The story of these last days is not mine to tell right now. I will tell it, but it needs time, and perspective. I have a dull feeling in the pit of my chest that tells me the time that this all makes sense will be after she is gone from the world, from our lives, from our family. I have never seen my Grandmother cry in any other situation than a family tragedy. To see her weeping because she can't remember who I am, where she is, or what she is doing is strange. But I am taking strength from it. I have had the luck of having strong women in my life from the day I was born, and she is one of them. So I smile, I put her in a soft chair and I tell her what the world has in store for us. I put her mind at ease; stop the race car in her mind from spinning out of control.
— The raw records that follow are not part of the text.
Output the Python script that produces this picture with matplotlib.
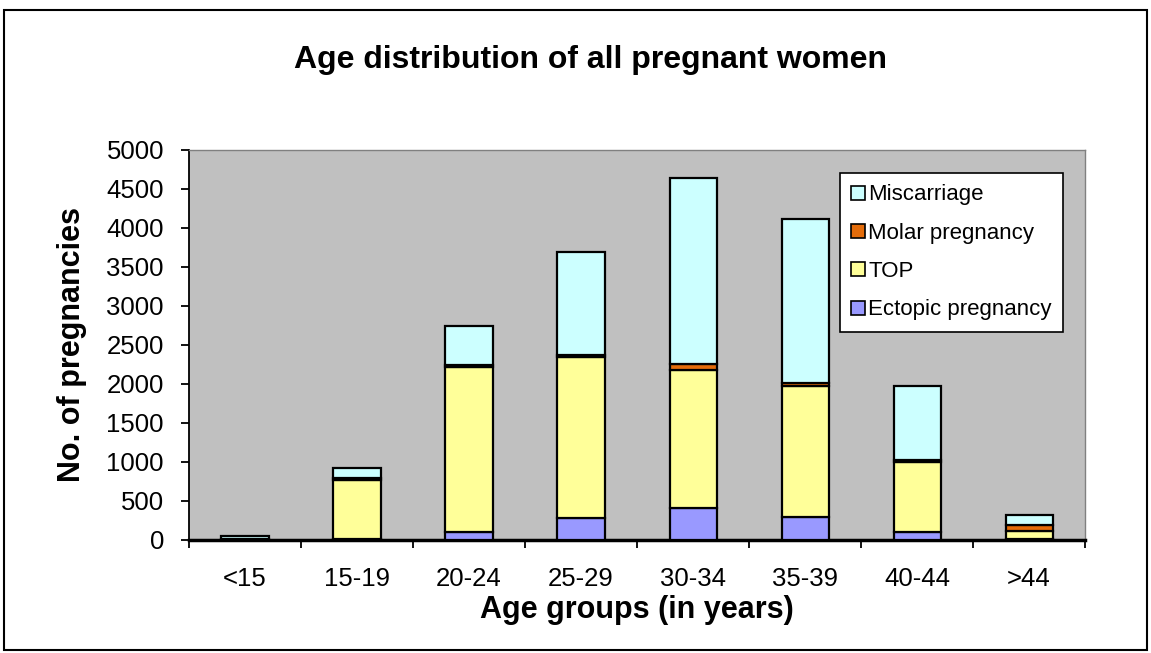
import matplotlib.pyplot as plt
import matplotlib.patches as mpatches
import numpy as np

plt.rcParams['font.family'] = ['Liberation Sans', 'DejaVu Sans']

age_groups = ['<15', '15-19', '20-24', '25-29', '30-34', '35-39', '40-44', '>44']
ectopic = [0, 10, 90, 270, 400, 295, 90, 5]
top = [5, 760, 2130, 2070, 1770, 1670, 900, 110]
molar = [0, 15, 25, 30, 85, 50, 25, 65]
miscarriage = [40, 130, 500, 1315, 2380, 2105, 955, 135]

series = [
    ('Ectopic pregnancy', ectopic, '#9999FF'),
    ('TOP', top, '#FFFF99'),
    ('Molar pregnancy', molar, '#E46C0A'),
    ('Miscarriage', miscarriage, '#CCFFFF'),
]

fig = plt.figure(figsize=(11.51, 6.53), dpi=100)
ax = fig.add_axes([0.1642, 0.1738, 0.7785, 0.5965])
ax.set_facecolor('#C0C0C0')

x = np.arange(len(age_groups))
bottom = np.zeros(len(age_groups))
handles = []
for name, vals, col in series:
    ax.bar(x, vals, 0.42, bottom=bottom, color=col, edgecolor='black', linewidth=1.6, zorder=3)
    bottom += np.array(vals)
    handles.append(mpatches.Patch(facecolor=col, edgecolor='black', linewidth=1.2, label=name))

ax.set_xlim(-0.5, len(age_groups) - 0.5)
ax.set_ylim(0, 5000)
ax.set_yticks(np.arange(0, 5001, 500))
ax.set_xticks(x)
ax.set_xticklabels(age_groups)
ax.set_xticks(np.arange(-0.5, len(age_groups)), minor=True)
ax.tick_params(axis='x', which='major', length=0, pad=20, labelsize=18.5)
ax.tick_params(axis='x', which='minor', length=6, width=1.3, direction='out')
ax.tick_params(axis='y', length=6, width=1.3, direction='out', pad=12, labelsize=18.5)

for s in ['top', 'right']:
    ax.spines[s].set_color('#808080')
    ax.spines[s].set_linewidth(1)
ax.spines['left'].set_color('black')
ax.spines['left'].set_linewidth(1.3)
ax.spines['bottom'].set_color('black')
ax.spines['bottom'].set_linewidth(2.5)

ax.set_xlabel('Age groups (in years)', fontsize=22, fontweight='bold', labelpad=3)
ax.set_ylabel('No. of pregnancies', fontsize=22, fontweight='bold', labelpad=14)

leg = ax.legend(handles=handles[::-1], loc='upper right', bbox_to_anchor=(0.975, 0.94),
                fontsize=16, frameon=True, fancybox=False, framealpha=1,
                handlelength=0.6, handleheight=0.6,
                handletextpad=0.15, labelspacing=0.78, borderpad=0.5, borderaxespad=0)
leg.get_frame().set_edgecolor('black')
leg.get_frame().set_linewidth(1.2)
leg.get_frame().set_facecolor('white')
leg.set_zorder(5)

fig.text(0.5126, 0.908, 'Age distribution of all pregnant women', ha='center', va='center',
         fontsize=23, fontweight='bold')

frame = mpatches.Rectangle((0.0035, 0.0046), 0.993, 0.980, transform=fig.transFigure,
                           fill=False, edgecolor='black', linewidth=1.5)
fig.patches.append(frame)

fig.savefig('out.png', dpi=100)
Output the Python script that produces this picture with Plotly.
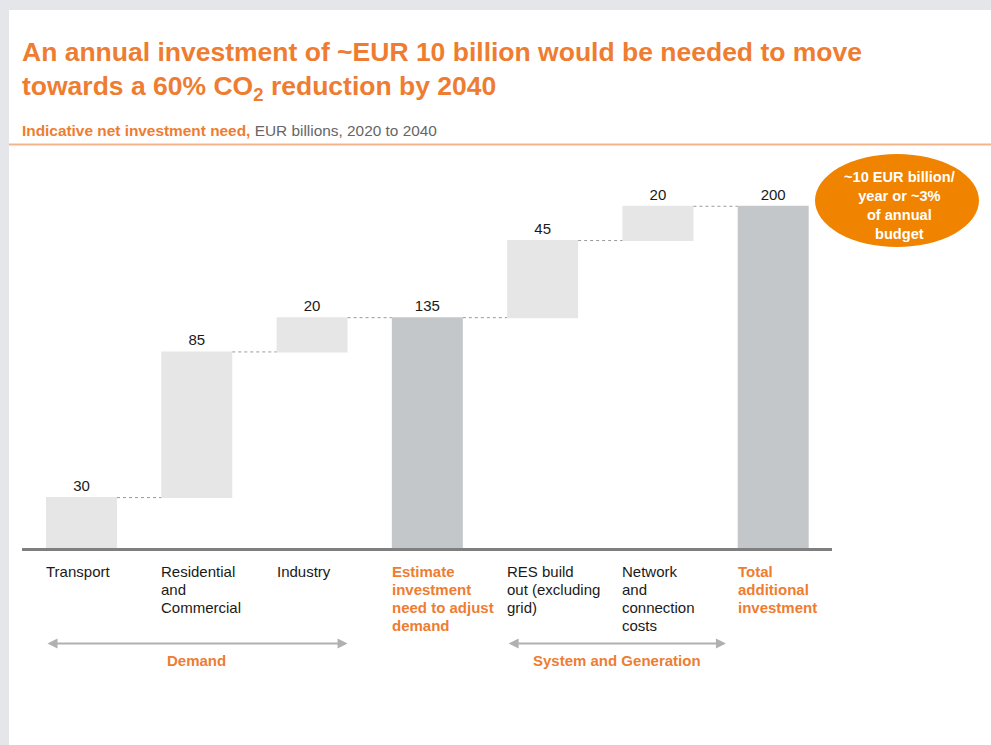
import plotly.graph_objects as go

# --- data ---------------------------------------------------------------
categories = [
    "Transport",
    "Residential and Commercial",
    "Industry",
    "Estimate investment need to adjust demand",
    "RES build out (excluding grid)",
    "Network and connection costs",
    "Total additional investment",
]
tick_labels = [
    "Transport",
    "Residential<br>and<br>Commercial",
    "Industry",
    "Estimate<br>investment<br>need to adjust<br>demand",
    "RES build<br>out (excluding<br>grid)",
    "Network<br>and<br>connection<br>costs",
    "Total<br>additional<br>investment",
]
measures = ["relative", "relative", "relative", "total", "relative", "relative", "total"]
values = [30, 85, 20, 135, 45, 20, 200]

groups = ["Demand", "System and Generation"]
group_spans = [(-0.308, 2.308), (3.692, 5.59)]

# --- geometry (pixels) ---------------------------------------------------
W, H = 991, 745
L, R, T, B = 22, 832, 172, 549
ORANGE = "#ee7d31"
FONT = "Arial, Liberation Sans, sans-serif"


def py(y):
    """pixel row -> paper y"""
    return (B - y) / (B - T)


def px(x):
    """pixel column -> paper x"""
    return (x - L) / (R - L)


# running totals used for the labels on the total bars
labels = []
run = 0
for m, v in zip(measures, values):
    if m == "relative":
        run += v
        labels.append(str(v))
    else:
        labels.append(str(run))

fig = go.Figure(
    go.Waterfall(
        x=list(range(len(categories))),
        y=values,
        measure=measures,
        text=labels,
        textposition="outside",
        textfont=dict(size=15, color="#1a1a1a", family=FONT),
        width=0.616,
        increasing=dict(marker=dict(color="#e6e6e6", line=dict(width=0))),
        totals=dict(marker=dict(color="#c4c7c9", line=dict(width=0))),
        connector=dict(mode="between", line=dict(color="#9a9a9a", width=1, dash="dot")),
        cliponaxis=False,
        hovertext=categories,
        showlegend=False,
    )
)

shapes = [
    # white page on grey frame
    dict(type="rect", xref="paper", yref="paper", x0=px(9), x1=px(W + 20),
         y0=py(H + 20), y1=py(10), fillcolor="white", line=dict(width=0), layer="below"),
    # orange rule under the subtitle
    dict(type="line", xref="paper", yref="paper", x0=px(9), x1=px(W + 20),
         y0=py(144.5), y1=py(144.5), line=dict(color="#f5b58b", width=2)),
    # baseline
    dict(type="line", xref="paper", yref="paper", x0=0, x1=1, y0=py(549.5), y1=py(549.5),
         line=dict(color="#7f7f7f", width=3)),
    # callout ellipse
    dict(type="circle", xref="paper", yref="paper", x0=px(815), x1=px(979),
         y0=py(247), y1=py(154), fillcolor="#f08300", line=dict(width=0)),
]

annotations = [
    dict(xref="paper", yref="paper", x=0, xshift=-2, y=py(71), xanchor="left",
         yanchor="middle", align="left", showarrow=False,
         text="<b>An annual investment of ~EUR 10 billion would be needed to move<br>"
              "towards a 60% CO<sub>2</sub> reduction by 2040</b>",
         font=dict(size=26.5, color=ORANGE, family=FONT)),
    dict(xref="paper", yref="paper", x=0, xshift=-2, y=py(130), xanchor="left",
         yanchor="middle", showarrow=False,
         text=f"<b><span style='color:{ORANGE}'>Indicative net investment need,</span></b> "
              "EUR billions, 2020 to 2040",
         font=dict(size=15.4, color="#666666", family=FONT)),
    dict(xref="paper", yref="paper", x=px(899), y=py(205.5), xanchor="center",
         yanchor="middle", showarrow=False, align="center",
         text="<b>~10 EUR billion/<br>year or ~3%<br>of annual<br>budget</b>",
         font=dict(size=14.6, color="white", family=FONT)),
]

# category labels, one annotation per line, left aligned at the bar edge
for i, lab in enumerate(tick_labels):
    is_total = measures[i] == "total"
    for j, line in enumerate(lab.split("<br>")):
        annotations.append(dict(
            xref="x", yref="paper", x=i - 0.308, xshift=-2, y=py(571 + 18.3 * j),
            xanchor="left", yanchor="middle", showarrow=False,
            text=f"<b>{line}</b>" if is_total else line,
            font=dict(size=15, color=ORANGE if is_total else "#1a1a1a", family=FONT)))

# group arrows and their captions
for name, (a, b) in zip(groups, group_spans):
    annotations.append(dict(
        xref="x", yref="paper", x=b, y=py(643.5), axref="x", ayref="pixel", ax=a, ay=0,
        text="", showarrow=True, arrowside="end+start", arrowhead=2, arrowsize=1,
        arrowwidth=2, arrowcolor="#b0b0b0", standoff=0, startstandoff=0))
    annotations.append(dict(
        xref="x", yref="paper", x=(a + b) / 2, y=py(660), xanchor="center",
        yanchor="middle", showarrow=False, text=f"<b>{name}</b>",
        font=dict(size=15, color=ORANGE, family=FONT)))

fig.update_layout(
    width=W, height=H,
    margin=dict(l=L, r=W - R, t=T, b=H - B, pad=0),
    paper_bgcolor="#e4e6e9",
    plot_bgcolor="rgba(0,0,0,0)",
    xaxis=dict(range=[-0.516, 6.51], showticklabels=False, showgrid=False,
               zeroline=False, showline=False, ticks=""),
    yaxis=dict(range=[0, 220], visible=False, showgrid=False, zeroline=False),
    shapes=shapes,
    annotations=annotations,
    font=dict(family=FONT),
)

fig.write_html("out.html")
We have come full circle. It is my time now to protect her and to keep her happy, fed, clothed and clean. I am discovering strengths and weaknesses I perhaps hadn't counted on finding. That is inevitable. But I am, right now, in complete control. This is a motherfucking comeback of blockbuster proportions. This is the making of me.

But the full narrative has to ferment inside the brewery of my mind. It has to find its fullness, its flavour, its context. It has to bow, as we all do, to the wiles of time. So I will wait on it. I will lay anchor and hope that one day it becomes the basis of something brilliant. A tale to have your hearts in your throats, your minds in a daze, your thoughts in a flurry. For that is what this is. This is more than anything I have so far learned. Listen to your elders, slack-jaws, they will teach you without even meaning to.

Beside this lake I feel fully alive for the first time in years. I feel strength inside of me that has been missing for such a very long time. I become the man I was supposed to be when I immerse myself in the world of my childhood, from a man's perspective. I turn this sickness into a follower, and myself into a leader. I feel conviction, as I type this, inside that I have lacked the audacity to control. I am ready to take everything I need in this moment. If you could see the fire in my eyes now, you forceful friends, you would never think me capable of plumbing the depths I have. You would never believe I have been the places I have been, or felt death in my bones. You would fall in love with this feeling if you caught it for yourself, like a beautiful butterfly in a net.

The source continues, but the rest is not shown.